See these things are temporary. They come, stay for a little while and then go away. That's why the ancient Sanskrit name for this creation is Jagat, which means exactly this.
Crisis comes and goes, happiness comes and goes, grief come and go, birth-death happens, health-sickness happens, job gain-loss happen, wealth gain-loss happens, relationships form-change-end, expect this. Events come and go, people come and go the world keeps turning.
Now observe your life, you were a child, then a youth, may be married now, or may be a parent now, or may be retired now. See you whole life. Be a witness, that unchanging witness is you.
Just observe the world changing. That observer, that witness, that reference point, that sees everything changing is non-changing and permanent.
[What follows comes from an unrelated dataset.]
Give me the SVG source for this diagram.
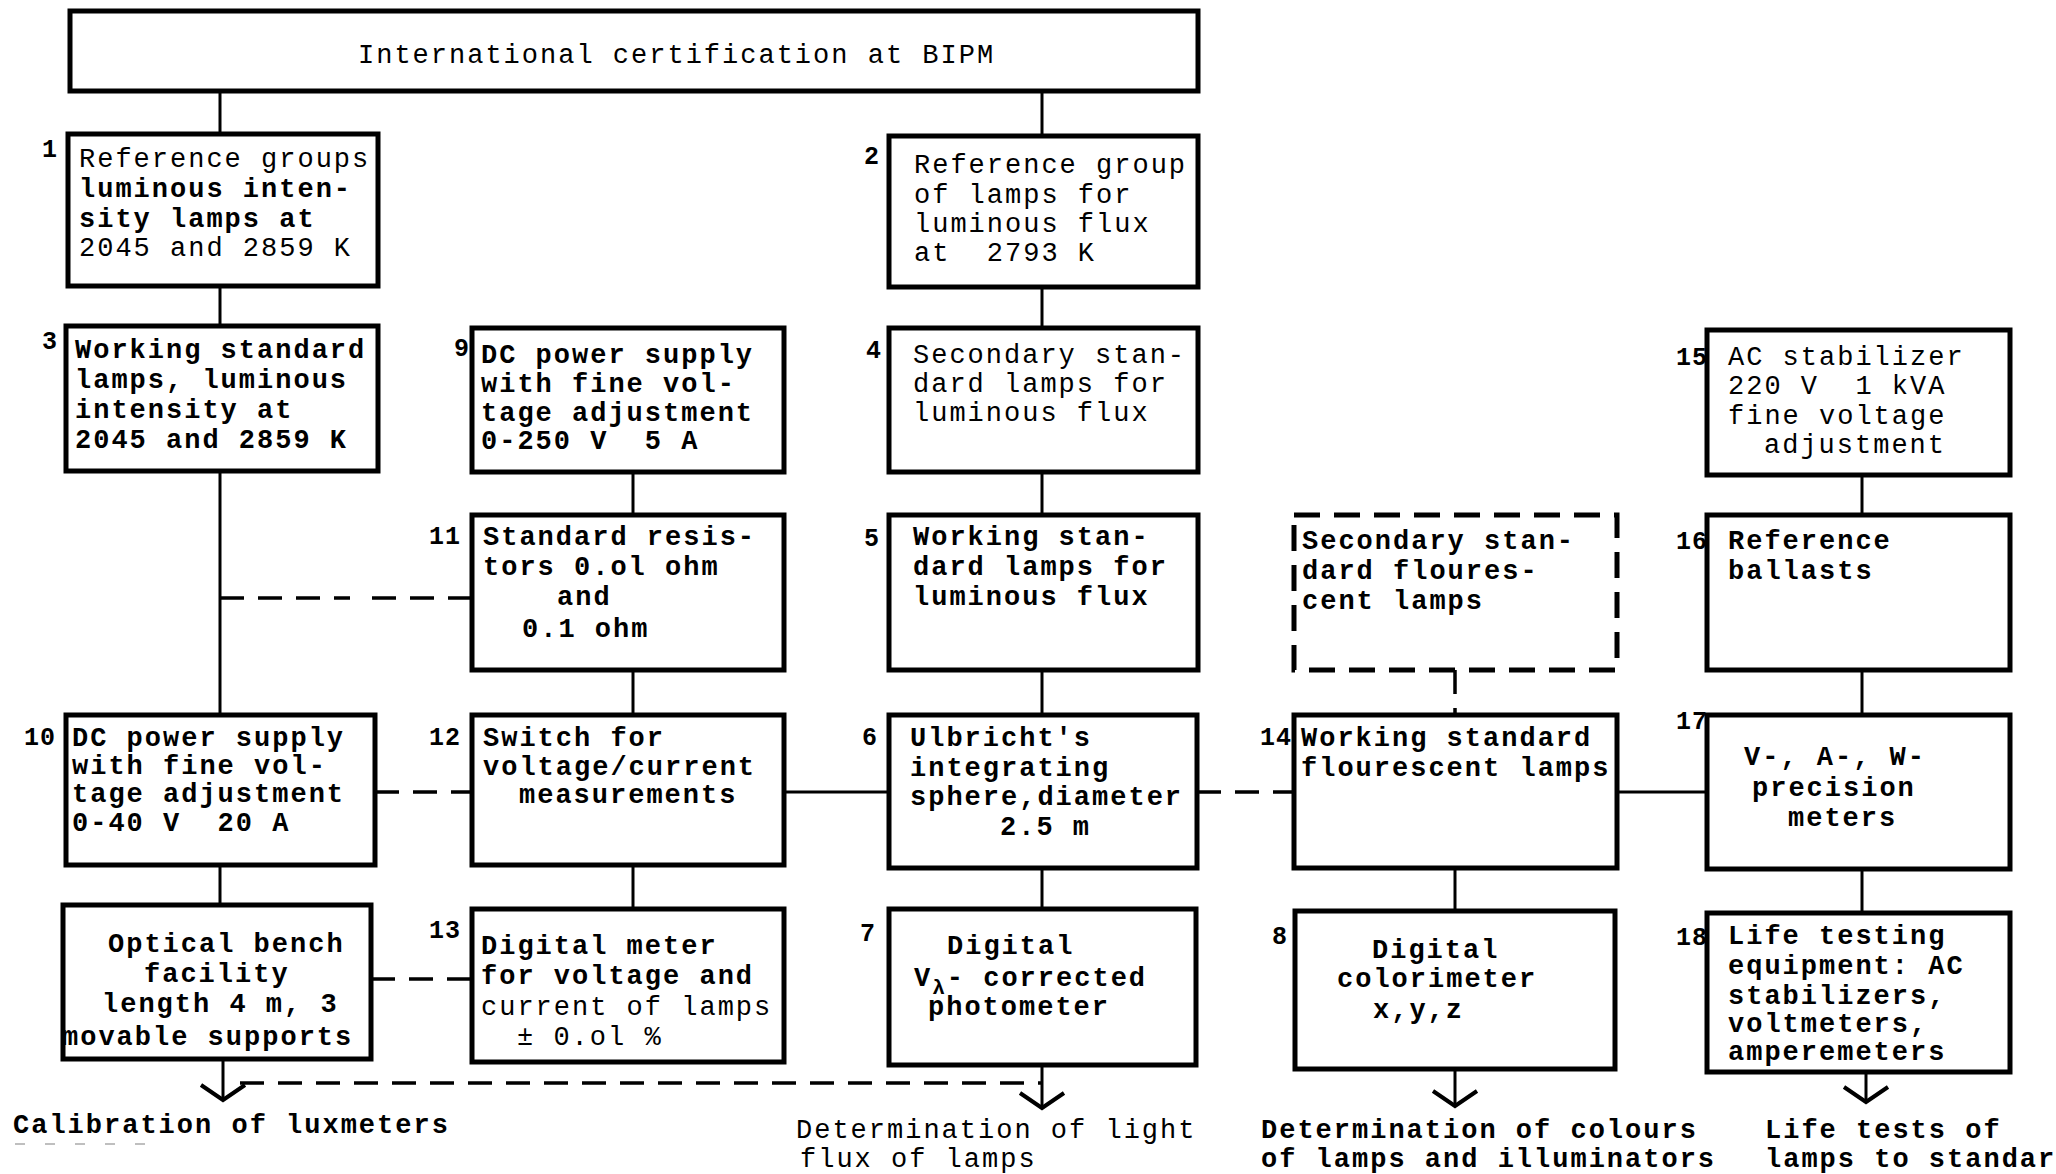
<svg xmlns="http://www.w3.org/2000/svg" width="2056" height="1174" viewBox="0 0 2056 1174">
<defs>
<style>
.box{fill:#fff;stroke:#000;stroke-width:5}
.dbox{fill:#fff;stroke:#000;stroke-width:5;stroke-dasharray:26 14}
.ln{stroke:#000;stroke-width:3;fill:none}
.dl{stroke:#000;stroke-width:3.5;fill:none;stroke-dasharray:24 14}
.t{font-family:"Liberation Mono","DejaVu Sans Mono",monospace;font-size:27px;font-weight:bold;letter-spacing:2px;fill:#000;white-space:pre}
.l{font-weight:normal}
.n{font-family:"Liberation Mono","DejaVu Sans Mono",monospace;font-size:25px;font-weight:bold;fill:#000;letter-spacing:1px}
</style>
<marker id="arr" markerUnits="userSpaceOnUse" viewBox="-20 -26 24 52" markerWidth="24" markerHeight="52" refX="0" refY="0" orient="auto">
<path d="M-15,-22 L0,0 L-15,22" fill="none" stroke="#000" stroke-width="4"/>
</marker>
</defs>
<rect width="2056" height="1174" fill="#fff"/>

<g id="connectors">
<line class="ln" x1="220" y1="91" x2="220" y2="134"/>
<line class="ln" x1="1042" y1="91" x2="1042" y2="136"/>
<line class="ln" x1="220" y1="286" x2="220" y2="326"/>
<line class="ln" x1="1042" y1="287" x2="1042" y2="328"/>
<line class="ln" x1="220" y1="471" x2="220" y2="715"/>
<path class="dl" d="M220,598 H350 M372,598 H472"/>
<line class="ln" x1="633" y1="472" x2="633" y2="515"/>
<line class="ln" x1="633" y1="670" x2="633" y2="715"/>
<line class="ln" x1="1042" y1="472" x2="1042" y2="515"/>
<line class="ln" x1="1042" y1="670" x2="1042" y2="715"/>
<line class="ln" x1="1862" y1="475" x2="1862" y2="515"/>
<line class="ln" x1="1862" y1="670" x2="1862" y2="715"/>
<line class="dl" x1="1455" y1="670" x2="1455" y2="715"/>
<line class="dl" x1="375" y1="792" x2="472" y2="792"/>
<line class="ln" x1="784" y1="792" x2="889" y2="792"/>
<line class="dl" x1="1197" y1="792" x2="1294" y2="792"/>
<line class="ln" x1="1617" y1="792" x2="1707" y2="792"/>
<line class="ln" x1="220" y1="865" x2="220" y2="905"/>
<line class="ln" x1="633" y1="865" x2="633" y2="909"/>
<line class="ln" x1="1042" y1="868" x2="1042" y2="909"/>
<line class="ln" x1="1455" y1="868" x2="1455" y2="911"/>
<line class="ln" x1="1862" y1="869" x2="1862" y2="913"/>
<line class="dl" x1="371" y1="979" x2="472" y2="979"/>
<line class="ln" x1="223" y1="1059" x2="223" y2="1100" marker-end="url(#arr)"/>
<line class="dl" x1="240" y1="1083" x2="1042" y2="1083"/>
<line class="ln" x1="1042" y1="1065" x2="1042" y2="1108" marker-end="url(#arr)"/>
<line class="ln" x1="1455" y1="1069" x2="1455" y2="1106" marker-end="url(#arr)"/>
<line class="ln" x1="1866" y1="1072" x2="1866" y2="1102" marker-end="url(#arr)"/>
</g>

<g id="n-bipm"><rect class="box" x="70" y="11" width="1128" height="80"/>
<text class="t l" x="358" y="63">International certification at BIPM</text></g>

<g id="n1"><rect class="box" x="68" y="134" width="310" height="152"/>
<text class="n" x="42" y="157">1</text>
<text class="t l" x="79" y="167">Reference groups</text>
<text class="t" x="79" y="197">luminous inten-</text>
<text class="t" x="79" y="227">sity lamps at</text>
<text class="t l" x="79" y="256">2045 and 2859 K</text></g>

<g id="n2"><rect class="box" x="889" y="136" width="309" height="151"/>
<text class="n" x="864" y="164">2</text>
<text class="t l" x="914" y="173">Reference group</text>
<text class="t l" x="914" y="203">of lamps for</text>
<text class="t l" x="914" y="232">luminous flux</text>
<text class="t l" x="914" y="261">at  2793 K</text></g>

<g id="n3"><rect class="box" x="66" y="326" width="312" height="145"/>
<text class="n" x="42" y="349">3</text>
<text class="t" x="75" y="358">Working standard</text>
<text class="t" x="75" y="388">lamps, luminous</text>
<text class="t" x="75" y="418">intensity at</text>
<text class="t" x="75" y="448">2045 and 2859 K</text></g>

<g id="n9"><rect class="box" x="472" y="328" width="312" height="144"/>
<text class="n" x="454" y="356">9</text>
<text class="t" x="481" y="363">DC power supply</text>
<text class="t" x="481" y="392">with fine vol-</text>
<text class="t" x="481" y="421">tage adjustment</text>
<text class="t" x="481" y="449">0-250 V  5 A</text></g>

<g id="n4"><rect class="box" x="889" y="328" width="309" height="144"/>
<text class="n" x="866" y="358">4</text>
<text class="t l" x="913" y="363">Secondary stan-</text>
<text class="t l" x="913" y="392">dard lamps for</text>
<text class="t l" x="913" y="421">luminous flux</text></g>

<g id="n15"><rect class="box" x="1707" y="330" width="303" height="145"/>
<text class="n" x="1676" y="365">15</text>
<text class="t l" x="1728" y="365">AC stabilizer</text>
<text class="t l" x="1728" y="394">220 V  1 kVA</text>
<text class="t l" x="1728" y="424">fine voltage</text>
<text class="t l" x="1764" y="453">adjustment</text></g>

<g id="n11"><rect class="box" x="472" y="515" width="312" height="155"/>
<text class="n" x="429" y="544">11</text>
<text class="t" x="483" y="545">Standard resis-</text>
<text class="t" x="483" y="575">tors 0.ol ohm</text>
<text class="t" x="557" y="605">and</text>
<text class="t" x="522" y="637">0.1 ohm</text></g>

<g id="n5"><rect class="box" x="889" y="515" width="309" height="155"/>
<text class="n" x="864" y="546">5</text>
<text class="t" x="913" y="545">Working stan-</text>
<text class="t" x="913" y="575">dard lamps for</text>
<text class="t" x="913" y="605">luminous flux</text></g>

<g id="n-sec-flour"><rect class="dbox" x="1294" y="515" width="323" height="155"/>
<text class="t" x="1302" y="549">Secondary stan-</text>
<text class="t" x="1302" y="579">dard floures-</text>
<text class="t" x="1302" y="609">cent lamps</text></g>

<g id="n16"><rect class="box" x="1707" y="515" width="303" height="155"/>
<text class="n" x="1676" y="549">16</text>
<text class="t" x="1728" y="549">Reference</text>
<text class="t" x="1728" y="579">ballasts</text></g>

<g id="n10"><rect class="box" x="66" y="715" width="309" height="150"/>
<text class="n" x="24" y="745">10</text>
<text class="t" x="72" y="746">DC power supply</text>
<text class="t" x="72" y="774">with fine vol-</text>
<text class="t" x="72" y="802">tage adjustment</text>
<text class="t" x="72" y="831">0-40 V  20 A</text></g>

<g id="n12"><rect class="box" x="472" y="715" width="312" height="150"/>
<text class="n" x="429" y="745">12</text>
<text class="t" x="483" y="746">Switch for</text>
<text class="t" x="483" y="775">voltage/current</text>
<text class="t" x="519" y="803">measurements</text></g>

<g id="n6"><rect class="box" x="889" y="715" width="308" height="153"/>
<text class="n" x="862" y="745">6</text>
<text class="t" x="910" y="746">Ulbricht's</text>
<text class="t" x="910" y="776">integrating</text>
<text class="t" x="910" y="805">sphere,diameter</text>
<text class="t" x="1000" y="835">2.5 m</text></g>

<g id="n14"><rect class="box" x="1294" y="715" width="323" height="153"/>
<text class="n" x="1260" y="745">14</text>
<text class="t" x="1301" y="746">Working standard</text>
<text class="t" x="1301" y="776">flourescent lamps</text></g>

<g id="n17"><rect class="box" x="1707" y="715" width="303" height="154"/>
<text class="n" x="1676" y="729">17</text>
<text class="t" x="1744" y="765">V-, A-, W-</text>
<text class="t" x="1752" y="796">precision</text>
<text class="t" x="1788" y="826">meters</text></g>

<g id="n-optical"><rect class="box" x="63" y="905" width="308" height="154"/>
<text class="t" x="108" y="952">Optical bench</text>
<text class="t" x="144" y="982">facility</text>
<text class="t" x="102" y="1012">length 4 m, 3</text>
<text class="t" x="62" y="1045">movable supports</text></g>

<g id="n13"><rect class="box" x="472" y="909" width="312" height="153"/>
<text class="n" x="429" y="938">13</text>
<text class="t" x="481" y="954">Digital meter</text>
<text class="t" x="481" y="984">for voltage and</text>
<text class="t l" x="481" y="1015">current of lamps</text>
<text class="t l" x="517" y="1045">± 0.ol %</text></g>

<g id="n7"><rect class="box" x="889" y="909" width="307" height="156"/>
<text class="n" x="860" y="941">7</text>
<text class="t" x="947" y="954">Digital</text>
<text class="t" x="914" y="986">V<tspan dy="8" font-size="21">λ</tspan><tspan dy="-8">- corrected</tspan></text>
<text class="t" x="928" y="1015">photometer</text></g>

<g id="n8"><rect class="box" x="1295" y="911" width="320" height="158"/>
<text class="n" x="1272" y="944">8</text>
<text class="t" x="1372" y="958">Digital</text>
<text class="t" x="1337" y="987">colorimeter</text>
<text class="t" x="1373" y="1018">x,y,z</text></g>

<g id="n18"><rect class="box" x="1707" y="913" width="303" height="159"/>
<text class="n" x="1676" y="945">18</text>
<text class="t" x="1728" y="944">Life testing</text>
<text class="t" x="1728" y="974">equipment: AC</text>
<text class="t" x="1728" y="1004">stabilizers,</text>
<text class="t" x="1728" y="1032">voltmeters,</text>
<text class="t" x="1728" y="1060">amperemeters</text></g>

<g id="outputs">
<text class="t" x="13" y="1133">Calibration of luxmeters</text>
<line x1="15" y1="1144" x2="150" y2="1144" stroke="#aaa" stroke-width="1.5" stroke-dasharray="10 20"/>
<text class="t l" x="796" y="1138">Determination of light</text>
<text class="t l" x="800" y="1167">flux of lamps</text>
<text class="t" x="1261" y="1138">Determination of colours</text>
<text class="t" x="1261" y="1167">of lamps and illuminators</text>
<text class="t" x="1765" y="1138">Life tests of</text>
<text class="t" x="1765" y="1167">lamps to standard</text>
</g>
</svg>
Close your eyes and observe your body. Observe the breath. Observe your thoughts as coming and going. Observe your feelings, emotions. Now become aware of the witness that is observing. That is you. It is eternal existence, universal consciousness, and infinite bliss. You are not the inert body, the passing thoughts or feelings. You are the unbound unchanging reality of bliss and consciousness.
This awareness, this wisdom of being able to discriminate between the unchanging and the temporary is the most essential ingredient in order for us to more from misery to freedom. The Vedic term is Vivek. It is covered in many ancient texts including the Tattva Bodha of the great sage Adi Shankaracharya.